Not Without My Ghosts: The Artist As Medium at Millennium Gallery, Sheffield
Maja Lorkowska, Exhibitions EditorShrouded in mystery and embracing the idea of the artist as a medium and communicator with forces beyond our realm is Millennium Gallery’s exhibition Not Without My Ghosts: The Artist as Medium.
Featuring the work of 26 international artists from the 19th century to the present day, the show delves into the ways that artists have engaged with spiritual practices and rituals such as séances, channelling and other paranormal research throughout the years.
The pieces range from intricate, careful ink drawings and giant animated owls, to textile sculpture featuring paintings on silk. Amongst the more decisive, refined pieces there is an in-between, unfinished quality to some of the works as if they were notes recording a process, caught in the middle of a séance and transcribing the artist’s experience in a hurry before the vision ends.
Displayed across two rooms with powder-pink walls, the Not Without My Ghosts has the cosy feeling of being mildly enveloped by the work, with the spectral pieces casting a spell on the viewers.
Highlights include Ann Churchil’s fantastical landscape painted on smaller pieces of paper and stitched together to create one enormous piece that can be examined for hours, filled with minuscule details and surprising additions hiding in every panel.
A series of Madge Gill’s signature ink drawings is a delightful addition, with repeating lines and floral patterns so recognisable in the artist’s now well-known style.
A large oil painting by Augustin Lesage is similarly entrancing.
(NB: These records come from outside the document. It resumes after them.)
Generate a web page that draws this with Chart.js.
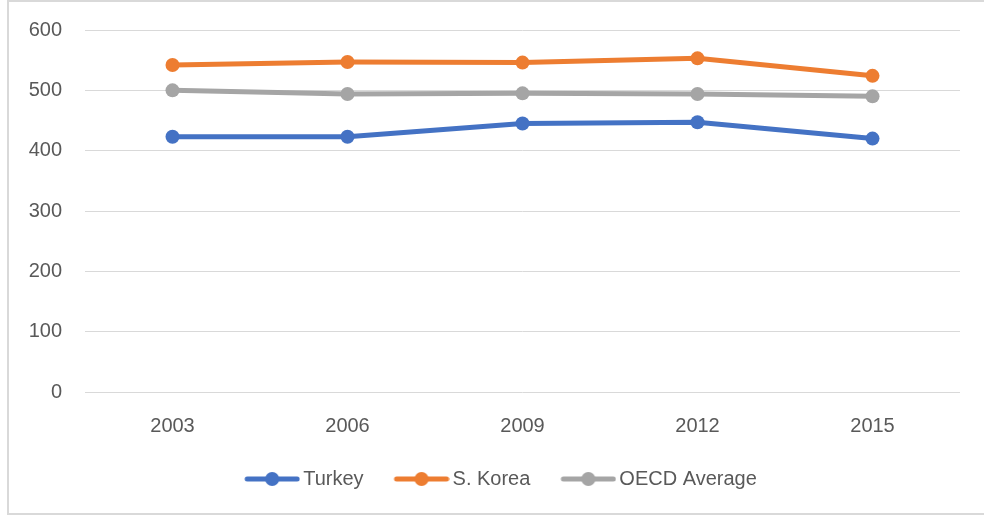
<!DOCTYPE html>
<html>
<head>
<meta charset="utf-8">
<script src="https://cdn.jsdelivr.net/npm/chart.js@4"></script>
<style>
  html,body{margin:0;padding:0;background:#fff;overflow:hidden;}
  #frame{position:absolute;left:7px;top:0;width:977px;height:515px;border:2px solid #D9D9D9;border-right:none;box-sizing:border-box;}
  #c{display:block;}
</style>
</head>
<body>
<div id="frame"><canvas id="c" width="972" height="511"></canvas></div>
<script>
const years = ["2003","2006","2009","2012","2015"];
const turkey = [423, 423, 445, 447, 420];
const korea = [542, 547, 546, 553, 524];
const oecd = [500, 494, 495, 494, 490];
const yTicks = [0, 100, 200, 300, 400, 500, 600];

const COLORS = { turkey:"#4472C4", korea:"#ED7D31", oecd:"#A5A5A5" };
const FONT = "'Liberation Sans', Arial, sans-serif";

// legend mark: line with a dot, pushed to the right of the image so it meets the text
function legendMark(color){
  const cv = document.createElement("canvas");
  cv.width = 63; cv.height = 16;
  const g = cv.getContext("2d");
  const x0 = 7, x1 = 63;
  g.strokeStyle = color; g.lineWidth = 5; g.lineCap = "round";
  g.beginPath(); g.moveTo(x0 + 3, 8); g.lineTo(x1 - 3, 8); g.stroke();
  g.fillStyle = color;
  g.beginPath(); g.arc((x0 + x1) / 2, 8, 7, 0, Math.PI*2); g.fill();
  return cv;
}

// chart.js centres the legend row including the trailing padding, move it back
const legendShift = {
  id:"legendShift",
  afterInit(chart){
    const lg = chart.legend, orig = lg.draw;
    lg.draw = function(){ const c = this.ctx; c.save(); c.translate(16, 0); orig.apply(this, arguments); c.restore(); };
  },
};

function ds(label, data, color){
  return { label, data, borderColor:color, backgroundColor:color, borderWidth:5,
    pointRadius:7, pointHoverRadius:7, pointBackgroundColor:color, pointBorderWidth:0, tension:0 };
}

new Chart(document.getElementById("c"), {
  type:"line",
  data:{
    labels: years,
    datasets:[
      ds("Turkey", turkey, COLORS.turkey),
      ds("S. Korea", korea, COLORS.korea),
      ds("OECD Average", oecd, COLORS.oecd),
    ],
  },
  options:{
    responsive:false, animation:false,
    layout:{ padding:{ top:28, right:21, bottom:14, left:0 } },
    scales:{
      x:{ offset:true, grid:{ display:false, drawTicks:false }, border:{ display:false },
        afterFit: s => { s.height = 47; },
        ticks:{ color:"#595959", font:{ family:FONT, size:20 }, padding:22 } },
      y:{ min:0, max:600, grid:{ color:"#D9D9D9", lineWidth:1, drawTicks:false }, border:{ display:false },
        afterBuildTicks: s => { s.ticks = yTicks.map(v => ({ value:v })); },
        afterFit: s => { s.width = 76; s.paddingTop = 0; s.paddingBottom = 0; },
        ticks:{ color:"#595959", font:{ family:FONT, size:20 }, padding:23 } },
    },
    plugins:{
      tooltip:{ enabled:false },
      legend:{ position:"bottom",
        labels:{ usePointStyle:true, pointStyleWidth:49, color:"#595959", font:{ family:FONT, size:20 }, padding:30,
          generateLabels: chart => chart.data.datasets.map((d,i) => ({
            text:d.label, fillStyle:d.borderColor, strokeStyle:d.borderColor, lineWidth:0,
            pointStyle: legendMark(d.borderColor), datasetIndex:i, hidden:false, fontColor:"#595959" })) } },
    },
  },
  plugins:[legendShift],
});
</script>
</body>
</html>
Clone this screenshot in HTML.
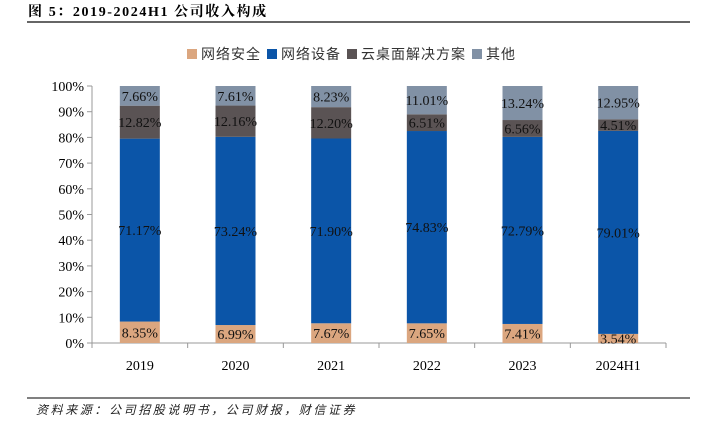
<!DOCTYPE html>
<html><head><meta charset="utf-8"><style>
body{margin:0;width:715px;height:426px;background:#fff;overflow:hidden;font-family:"Liberation Serif","Noto Serif CJK SC",serif}
</style></head><body>
<svg width="715" height="426">
<text x="28" y="16" font-size="14" font-weight="bold" letter-spacing="1.6">图 5：2019-2024H1 公司收入构成</text>
<line x1="27" y1="22" x2="690" y2="22" stroke="#333" stroke-width="1.5"/>
<g id="legend"></g>
<g id="axes"></g><g id="bars"></g>
<line x1="27" y1="398" x2="690" y2="398" stroke="#000" stroke-width="1"/>
<text x="36" y="414" font-size="12" font-style="italic" letter-spacing="2.6" font-family="'Noto Sans CJK SC',sans-serif" fill="#222">资料来源：公司招股说明书，公司财报，财信证券</text>
</svg>
<script>
const categories=["2019","2020","2021","2022","2023","2024H1"];
const seriesNames=["网络安全","网络设备","云桌面解决方案","其他"];
const netSecurity=[8.35,6.99,7.67,7.65,7.41,3.54];
const netDevice=[71.17,73.24,71.90,74.83,72.79,79.01];
const cloudDesktop=[12.82,12.16,12.20,6.51,6.56,4.51];
const other=[7.66,7.61,8.23,11.01,13.24,12.95];
const yTicks=[0,10,20,30,40,50,60,70,80,90,100];
const colors=["#dba67f","#0b55a8","#5a5354","#8191a5"];
const NS="http://www.w3.org/2000/svg";
const x0=92,x1=666,y0=343,y1=86;
const band=(x1-x0)/categories.length;
const xC=i=>x0+band*(i+0.5);
const y=v=>y0-(v/100)*(y0-y1);
function mk(t,a,p){const e=document.createElementNS(NS,t);for(const k in a)e.setAttribute(k,a[k]);p.appendChild(e);return e;}
const ax=document.getElementById('axes');
const yl=mk('line',{x1:x0,y1:y1,x2:x0,y2:y0,stroke:'#999'},ax);


const xl=mk('line',{x1:x0,y1:y0,x2:x1,y2:y0,stroke:'#999'},ax);


yTicks.forEach(t=>{
 mk('line',{x1:x0-5,x2:x0,y1:y(t),y2:y(t),stroke:'#999'},ax);
 const tx=mk('text',{x:x0-8,y:y(t)+5,'text-anchor':'end','font-size':14},ax);tx.textContent=t+'%';
 
 
});
for(let i=0;i<=categories.length;i++)mk('line',{x1:x0+band*i,x2:x0+band*i,y1:y0,y2:y0+5,stroke:'#999'},ax);
categories.forEach((c,i)=>{
 const tx=mk('text',{x:xC(i),y:y0+27,'text-anchor':'middle','font-size':14},ax);tx.textContent=c;
 
 
});
const bg=document.getElementById('bars');
const series=[netSecurity,netDevice,cloudDesktop,other];
const bw=40;
categories.forEach((c,i)=>{
 let acc=0;
 series.forEach((s,k)=>{
  const v=s[i];const top=acc+v;
  const r=mk('rect',{x:xC(i)-bw/2,y:y(Math.min(top,100)),width:bw,height:y(acc)-y(Math.min(top,100)),fill:colors[k]},bg);
  
  
  const mid=(acc+Math.min(top,100))/2;
  const lbl=mk('text',{x:xC(i),y:y(mid)+5,'text-anchor':'middle','font-size':14,fill:'#111'},bg);
  lbl.textContent=v.toFixed(2)+'%';
  
  
  acc=top;
 });
});
const lg=document.getElementById('legend');
let lx=187;
seriesNames.forEach((n,k)=>{
 const r=mk('rect',{x:lx,y:49,width:10,height:10,fill:colors[k]},lg);
 
 
 const t=mk('text',{x:lx+14,y:59,'font-size':14,'font-family':"'Noto Sans CJK SC',sans-serif",fill:'#333','letter-spacing':1},lg);t.textContent=n;
 
 
 lx+=14+n.length*15+6;
});
</script>
</body></html>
Lesage was a coal miner who became a painter in his mid-30s, led by the belief that he could hear the voice of his little sister who had died at the age of three. Intricate and harmonious, the piece seems to depict architectural forms with repeating patterns and lines in subdued colours.
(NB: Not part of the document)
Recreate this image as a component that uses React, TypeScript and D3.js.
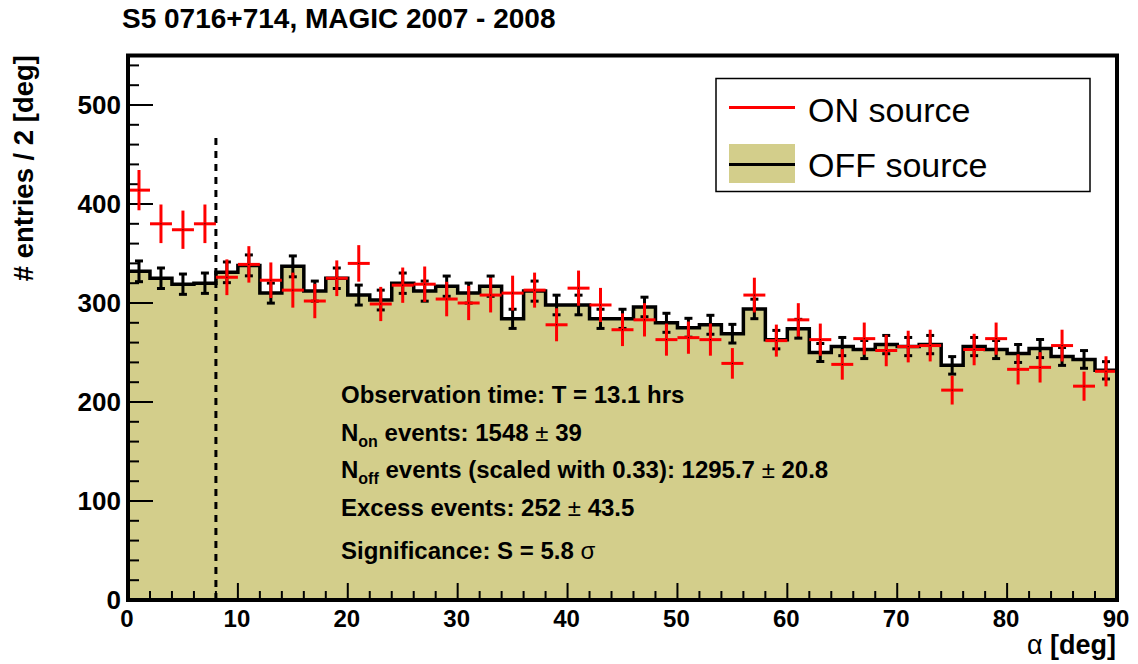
import React from "react"
import * as d3 from "d3"

// alpha histogram, 2 deg bins from 0 to 90
const binEdges = d3.range(0, 92, 2)

const onCounts = [
  414, 380, 374, 380, 326, 339, 323, 313, 302, 325,
  340, 299, 318, 319, 304, 300, 308, 310, 313, 278,
  315, 298, 273, 283, 263, 265, 263, 239, 308, 262,
  283, 263, 238, 264, 252, 256, 257, 212, 253, 264,
  233, 235, 257, 216, 231,
]

const offCounts = [
  332, 325, 319, 320, 331, 338, 310, 337, 312, 325,
  308, 303, 320, 312, 317, 310, 317, 284, 312, 298,
  298, 284, 284, 296, 280, 275, 278, 269, 294, 263,
  274, 250, 256, 253, 258, 256, 258, 237, 256, 253,
  249, 254, 246, 243, 232,
]

const offScale = 0.33
const cutAlpha = 8
const cutLineTop = 470

const yTicks = [0, 100, 200, 300, 400, 500]
const xTicks = [0, 10, 20, 30, 40, 50, 60, 70, 80, 90]

const FONT = "'Liberation Sans', Arial, Helvetica, sans-serif"
const FILL = "#d3ce8b"

const W = 1138
const H = 664
const x0 = 128, x1 = 1117
const y0 = 600, y1 = 55.5

export default function App() {
  const x = d3.scaleLinear().domain([0, 90]).range([x0, x1])
  const y = d3.scaleLinear().domain([0, 550]).range([y0, y1])

  const stepPts: [number, number][] = offCounts.map((v, i) => [binEdges[i], v])
  stepPts.push([90, offCounts[offCounts.length - 1]])

  const area = d3.area<[number, number]>()
    .x(d => x(d[0])).y0(y(0)).y1(d => y(d[1]))
    .curve(d3.curveStepAfter)
  const line = d3.line<[number, number]>()
    .x(d => x(d[0])).y(d => y(d[1]))
    .curve(d3.curveStepAfter)

  const yMinor = d3.range(0, 551, 20).filter(v => v % 100 !== 0)
  const xMinor = d3.range(0, 91, 2).filter(v => v % 10 !== 0)

  const statLines = [403, 441, 478, 516, 559]

  return (
    <svg width={W} height={H} style={{ position: "absolute", left: 0, top: 0, background: "#fff" }}
      fontFamily={FONT}>
      <text x={122} y={28} fontSize={28} fontWeight="bold">S5 0716+714, MAGIC 2007 - 2008</text>

      {/* OFF histogram */}
      <path d={area(stepPts) ?? ""} fill={FILL} />

      {/* cut line */}
      <line x1={x(cutAlpha)} x2={x(cutAlpha)} y1={y(0)} y2={y(cutLineTop)}
        stroke="#000" strokeWidth={3} strokeDasharray="7,6" />

      {/* ticks */}
      {yTicks.map(v => (
        <line key={"ym" + v} x1={x0} x2={x0 + 25} y1={y(v)} y2={y(v)} stroke="#000" strokeWidth={2} />
      ))}
      {yMinor.map(v => (
        <line key={"yn" + v} x1={x0} x2={x0 + 11} y1={y(v)} y2={y(v)} stroke="#000" strokeWidth={2} />
      ))}
      {xTicks.map(v => (
        <line key={"xm" + v} x1={x(v)} x2={x(v)} y1={y0} y2={y0 - 17} stroke="#000" strokeWidth={2} />
      ))}
      {xMinor.map(v => (
        <line key={"xn" + v} x1={x(v)} x2={x(v)} y1={y0} y2={y0 - 9} stroke="#000" strokeWidth={2} />
      ))}

      <path d={line(stepPts) ?? ""} fill="none" stroke="#000" strokeWidth={3.5} />

      {/* OFF error bars */}
      {offCounts.map((v, i) => {
        const cx = x(binEdges[i] + 1)
        const e = Math.sqrt(v * offScale)
        return (
          <g key={"oe" + i} stroke="#000" strokeWidth={3}>
            <line x1={cx} x2={cx} y1={y(v - e)} y2={y(v + e)} />
            <line x1={cx - 4} x2={cx + 4} y1={y(v - e)} y2={y(v - e)} />
            <line x1={cx - 4} x2={cx + 4} y1={y(v + e)} y2={y(v + e)} />
          </g>
        )
      })}

      {/* ON points */}
      {onCounts.map((v, i) => {
        const cx = x(binEdges[i] + 1)
        const e = Math.sqrt(v)
        return (
          <g key={"on" + i}>
            <line x1={cx} x2={cx} y1={y(v - e)} y2={y(v + e)} stroke="#ff0000" strokeWidth={3} />
            <line x1={x(binEdges[i])} x2={x(binEdges[i + 1])} y1={y(v)} y2={y(v)} stroke="#ff0000" strokeWidth={3} />
            <rect x={cx - 0.5} y={y(v) - 0.5} width={1} height={1} fill="#000" />
          </g>
        )
      })}

      {/* frame */}
      <rect x={x0} y={y1} width={x1 - x0} height={y0 - y1} fill="none" stroke="#000" strokeWidth={4} />

      {/* axis labels */}
      {yTicks.map(v => (
        <text key={"yl" + v} x={121} y={y(v)} dy="0.36em" textAnchor="end" fontSize={26} fontWeight="bold">{v}</text>
      ))}
      {xTicks.map(v => (
        <text key={"xl" + v} x={x(v) - 1} y={627} textAnchor="middle" fontSize={24} fontWeight="bold">{v}</text>
      ))}
      <text x={1116} y={654} textAnchor="end" fontSize={27} fontWeight="bold">
        <tspan fontWeight="normal">α</tspan> [deg]
      </text>
      <text transform="translate(33,55) rotate(-90)" textAnchor="end" fontSize={27.5} fontWeight="bold">
        # entries / 2 [deg]
      </text>

      {/* statistics */}
      <g fontSize={24} fontWeight="bold">
        <text x={341} y={statLines[0]}>Observation time: T = 13.1 hrs</text>
        <text x={341} y={statLines[1]}>N<tspan fontSize={16} dy={6}>on</tspan><tspan dy={-6}> events: 1548 </tspan><tspan fontWeight="normal">±</tspan> 39</text>
        <text x={341} y={statLines[2]}>N<tspan fontSize={16} dy={6}>off</tspan><tspan dy={-6}> events (scaled with 0.33): 1295.7 </tspan><tspan fontWeight="normal">±</tspan> 20.8</text>
        <text x={341} y={statLines[3]}>Excess events: 252 <tspan fontWeight="normal">±</tspan> 43.5</text>
        <text x={341} y={statLines[4]}>Significance: S = 5.8 <tspan fontWeight="normal">σ</tspan></text>
      </g>

      {/* legend */}
      <g>
        <rect x={716} y={78.5} width={374} height={113} fill="#fff" stroke="#000" strokeWidth={1.5} />
        <line x1={729} x2={795} y1={107.5} y2={107.5} stroke="#ff0000" strokeWidth={3} />
        <text x={808} y={122} fontSize={34}>ON source</text>
        <rect x={729} y={144} width={66} height={39} fill={FILL} />
        <line x1={729} x2={795} y1={164.5} y2={164.5} stroke="#000" strokeWidth={3} />
        <text x={808} y={177} fontSize={34}>OFF source</text>
      </g>
    </svg>
  )
}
Many of the artists followed practices that have now come to be associated with Surrealism, like automatic writing. Susan Hiller’s scribbled, illegible text is displayed in an L-shaped frame alongside transcribed versions of the words. The pieces possess an otherworldly quality, with the transcriptions being a lot more unsettling than the original scrawled flow of words.
The works in Not Without My Ghosts result from the process of translating otherworldly energies to expand the limits of human experience and perception, and ultimately, create art. The display features famous names like William Blake and Sigmar Polke, yet the sheer number of female artists’ work clearly highlights the role of women’s contributions to spirit art and investigation.
Whether or not you are a believer in the power of mediums and their ability to channel unknown forces, Not Without My Ghosts promises to broaden your perspective and perhaps even alter your ideas about all that may exist beyond our visible world and the artists’ role in opening it up to a larger audience.